Both players rushed for more than 5,000 yards in their respective careers.

“That (5,000-yard plateau) was something we both were going after, but (Abrams) got it first,” Twitty said. “We both hit it up by the time we played each other (in October).”

Abrams is among the five finalists for this year’s Mr. Football award. Yet, there’s something Twitty has that Abrams so desperately wanted – a Class 3A state championship, which Chapman earned in 2016.

8. South Pointe WR Steven Gilmore: His brother, Stephon, plays in the NFL, but that isn’t the reason you should know Steven Gilmore.

The top receiver on a loaded Stallions offense, he caught 37 passes for 685 yards and 11 touchdowns. More importantly, he helped South Pointe to four straight state championships and a top 10 spot in national rankings.

“It means a lot (to be selected for the Touchstone Energy Cooperatives North-South Bowl), and shows hard work pays off,” he said.

9. Lamar LB Jeblonski Green: While his toughness rushing between the tackles was quite an asset for the hometown Lamar Silver Foxes, Green will showcase his talents most at linebacker in this game.

It doesn’t seem to bother him much, though, merely thankful for the opportunity to be considered among the state’s elite gridiron talents.

“A lot of exciting moments for the seniors, that’s what I’m expecting,” he said. “For a lot of the guys out here, (Saturday) could be their last game.

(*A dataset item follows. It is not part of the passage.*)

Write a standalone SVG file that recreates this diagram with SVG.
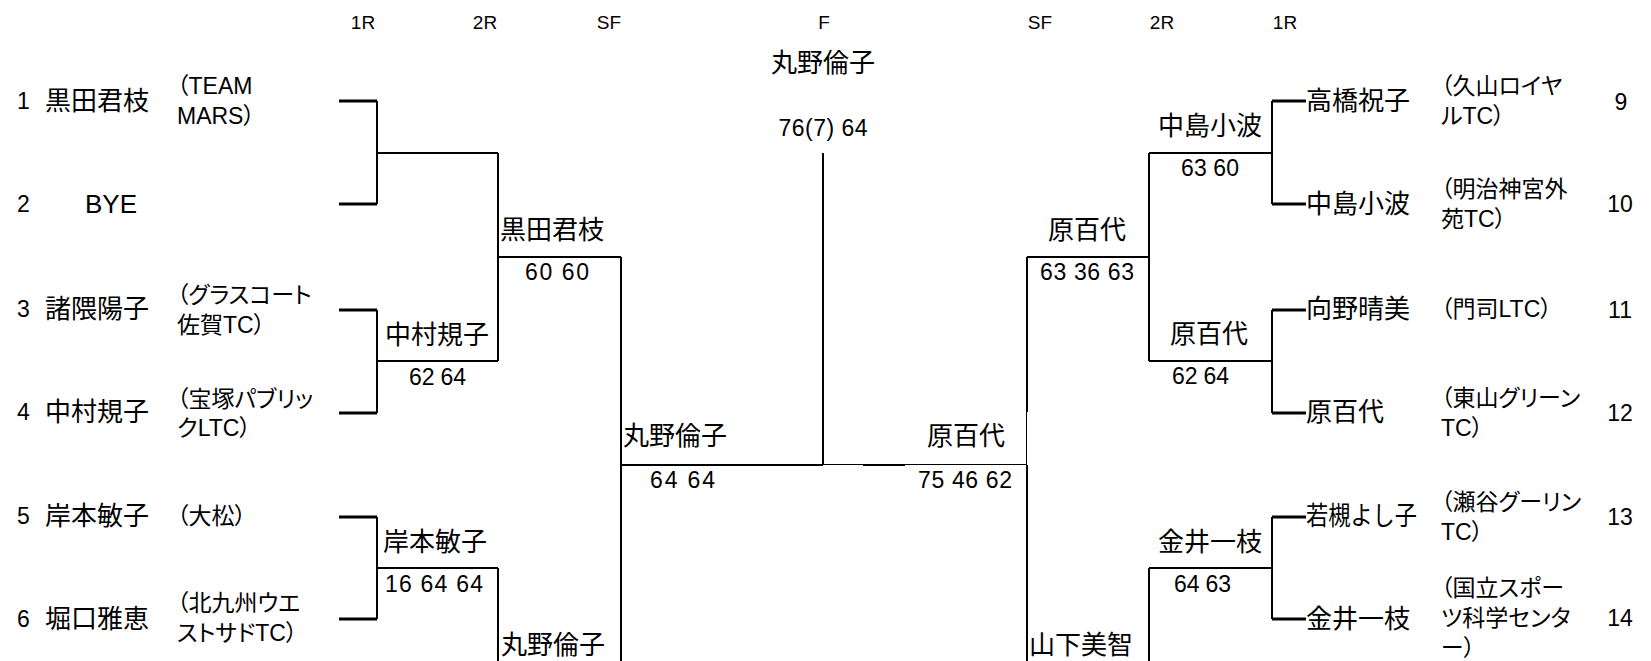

So you just have to leave it out there on the field.”

10. Baptist Hill QB Corey Fields: Before he arrived in Myrtle Beach, Fields’ legend had already been established among those at the 2017 North-South Bowl.

“That young man can play some football,” said one coach visiting practice during the course of the week.

Once among the state’s best kept secrets, he emerged as a true force in Class A this past gridiron campaign. He accounted for 4,165 passing yards and 56 touchdowns, while using his legs for nearly 900 more yards and nine scores.

“My parents were from Baptist Hill too, so to be able to represent the same place they did, it was truly an honor,” he said. “The season still hasn’t fully sunk in because it is so soon. But I’m just happy to be here with some of the best players from our side of the state.”

11. Marlboro County OL Noah Henderson: His 6-foot-5, 288-pound frame is the first thing one notices about the Marlboro County offensive lineman.

However, coaches believe Henderson’s best attribute is his potential.

Prior to transferring to the Bennettsville-based school, he did not play football. As he continues to gain experience, the belief is he can mature into a dominant force in the trenches.

Joe L. Hughes II: 843-444-1702, @JoeLHughesII

Touchstone Energy Cooperatives North-South Bowl

When: Saturday, Dec. 9

Where: Doug Shaw Memorial Stadium, Myrtle Beach

Time: Pre-game activities begin at 11:30 a.m. Kickoff is at 12:30 p.m.

Halftime festivities: The 2017 Mr. Football award will be given to one five finalists, among them: Newberry RB Amir Abrams, Chapman QB Colton Bailey, Fort Dorchester QB Dakereon Joyner, Spartanburg LB Connor Shugart and Spring Valley LB Channing Tindall.